Thursday, January 30, 2014

WHO will say if a thing is a big deal?

In organizations, if I may call it, there are really people who call the shots.  We call them CEO, the leader, the Big Boss, or the Boss.  Whether we admit it or not, even in peers or circle of friends, there are really particular people in these circles who call the shots.  Where shall we go or not go?  Which out-of-town places will it be the next time around?  Shall we ignore this person or not?  Shall we make friends with this particular group of people or not?  Now, I’ll go specifically to this question: is this situation, event, social dynamics big deal or not?  The answers to these questions normally lie on a person that is unofficially their leader.

 

Is this wrong per se?  I feel that I am not in authority to answer that question in a larger picture.  However, what I know is that it is normal for some people to be blessed with charisma and leadership qualities that will make even their very own friends follow them.  This is a gift actually, hence the word “charisma”.  Having that gift of calling the shots do wonders, unite organizations, and even bind families to organize family or clan reunions.  Well, by personal implication, it is not wrong per se.  The problem lies when certain people intentionally or unintentionally began to feel they have the monopoly on what is a big deal or not.     

 

A theology professor once shared to me a situation in which man has an ability to put a positive impression of his own self when he did a certain act, and a negative impression if other people did that very same act.  For example, we see ourselves as a competitive person as manifested in certain actions, but if another person manifested those same actions, we, for some reason, consider that person as a sore loser or too proud to affect defeat or other terms.  This is similar on what we are trying to mention: we tend to make what we feel and our negative reaction as big deal, and yet consider other’s rationale of their own negative reaction as just being either “sensitive” or “just a SMALL thing”.  THIS, by the way, is still not wrong per se.  There are really people who were trained either by experience or by education to view things almost clearly that they have the credibility in specific areas, including certain life experiences.  Now, here is the negative tendency will come in: if these people already consider themselves, either intentionally or unintentionally, as that proverbial authority and others are just proverbial small timers.  When that happens, it is PRIDE. Plain and simple.  And pride goes before destruction, as the Bible says. 

 

However, we must understand that we must not use imprecatory statement or prayer on people who act this way.  Instead, as Christians, we must pray for these people…and our own selves as well.
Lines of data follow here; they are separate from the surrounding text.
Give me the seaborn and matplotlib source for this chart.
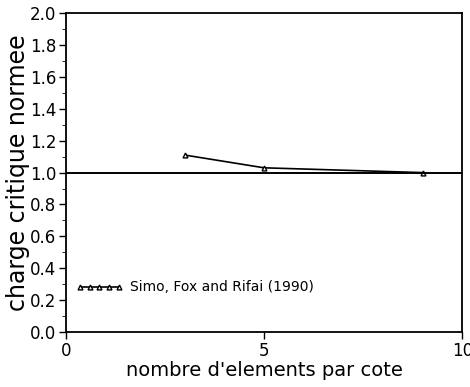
import matplotlib
matplotlib.use("Agg")
import matplotlib.pyplot as plt
import seaborn as sns
import pandas as pd
from matplotlib.ticker import MultipleLocator

elements = [3, 5, 9]
charge = [1.11, 1.03, 1.0]
series_label = "Simo, Fox and Rifai (1990)"

sns.set_style("ticks")
plt.rcParams['font.family'] = ['DejaVu Sans']

df = pd.DataFrame({"x": elements, "y": charge})

fig = plt.figure(figsize=(4.7, 3.87), dpi=100)
ax = fig.add_axes([0.1404, 0.142, 0.843, 0.824])

sns.lineplot(data=df, x="x", y="y", ax=ax, color="black", lw=1.2,
             marker="^", markersize=3.5, markerfacecolor="white",
             markeredgecolor="black", markeredgewidth=1.0, label=series_label)
ax.axhline(1.0, color="black", lw=1.4)

ax.set_xlim(0, 10)
ax.set_ylim(0, 2.0)
ax.xaxis.set_major_locator(MultipleLocator(5))
ax.yaxis.set_major_locator(MultipleLocator(0.2))
ax.yaxis.set_minor_locator(MultipleLocator(0.1))
ax.set_yticklabels([f"{v:.1f}" for v in ax.get_yticks()])
ax.tick_params(axis="both", which="major", labelsize=12, length=5, direction="out",
               width=1, colors="black", pad=2)
ax.tick_params(axis="y", which="minor", length=3, direction="out", colors="black")
ax.set_xlabel("nombre d'elements par cote", fontsize=14, labelpad=1, color="black")
ax.set_ylabel("charge critique normee", fontsize=17, labelpad=0, color="black")
for s in ax.spines.values():
    s.set_linewidth(1.3)
    s.set_color("black")

leg = ax.legend(loc="center left", bbox_to_anchor=(0.0, 0.14), frameon=False,
                numpoints=5, handlelength=3.4, handletextpad=0.5, fontsize=10,
                borderaxespad=0.3)
for t in leg.get_texts():
    t.set_color("black")

fig.savefig("out.png", dpi=100)
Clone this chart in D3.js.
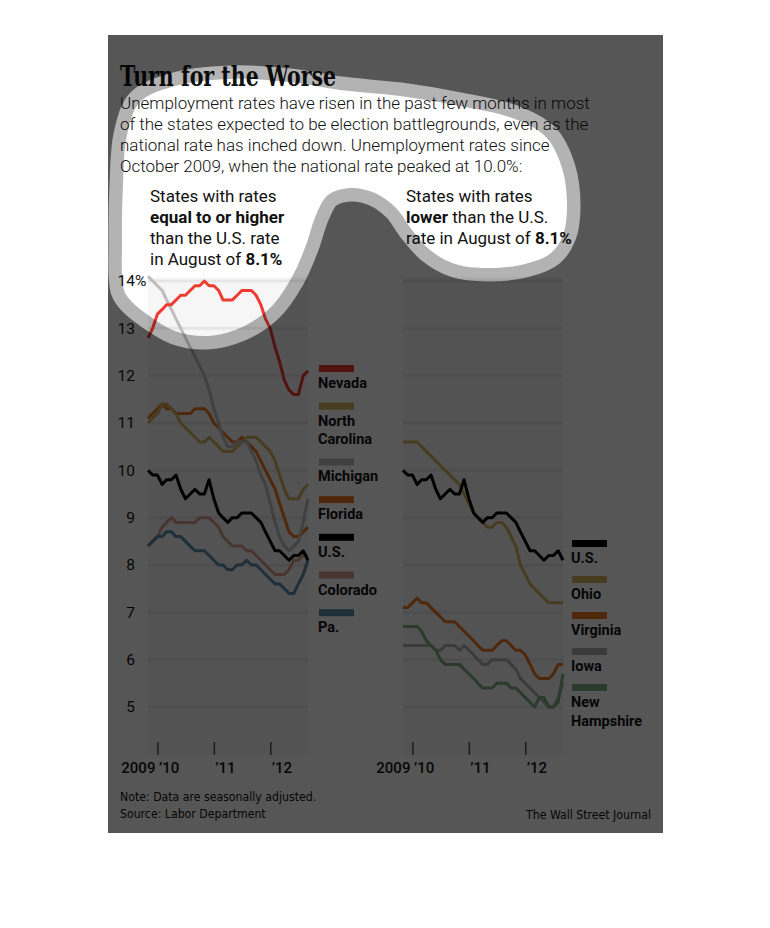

Why include our own selves?  Maybe what they said is indeed a big deal, and we are saying are really just petty things.  And circumstances and events will prove these things whether it is your words or his.  If it is them, it’s up to them if they will remain in their stubbornness or finally realize things.  If it is you, we must raise our hands in surrender and say, “we’re wrong”.  In addition, this is easier said than done, but a good reminder: these things must be mentioned when you are deadlocked in this situation.  However, this must be done with respect, regardless if he is your boss, your mother or father, your big sibling, or of the same level. 

 

One’s “big deal” will only be considered a “big deal” when God’s Word (through the Bible), the events, and circumstances that God had given are crying out loud, saying, “it is a big deal”.  When it’s not yet happening, let us just sit back and relax, and do the things that we ought to do as a responsible human being. 

 

Besides, making a big deal out of those people who feel they have the say which one is a big deal makes you a person trying to make a big deal out of those people who feel they have the say which is a big deal.  You’re borderline pathetic if you stick too much on that.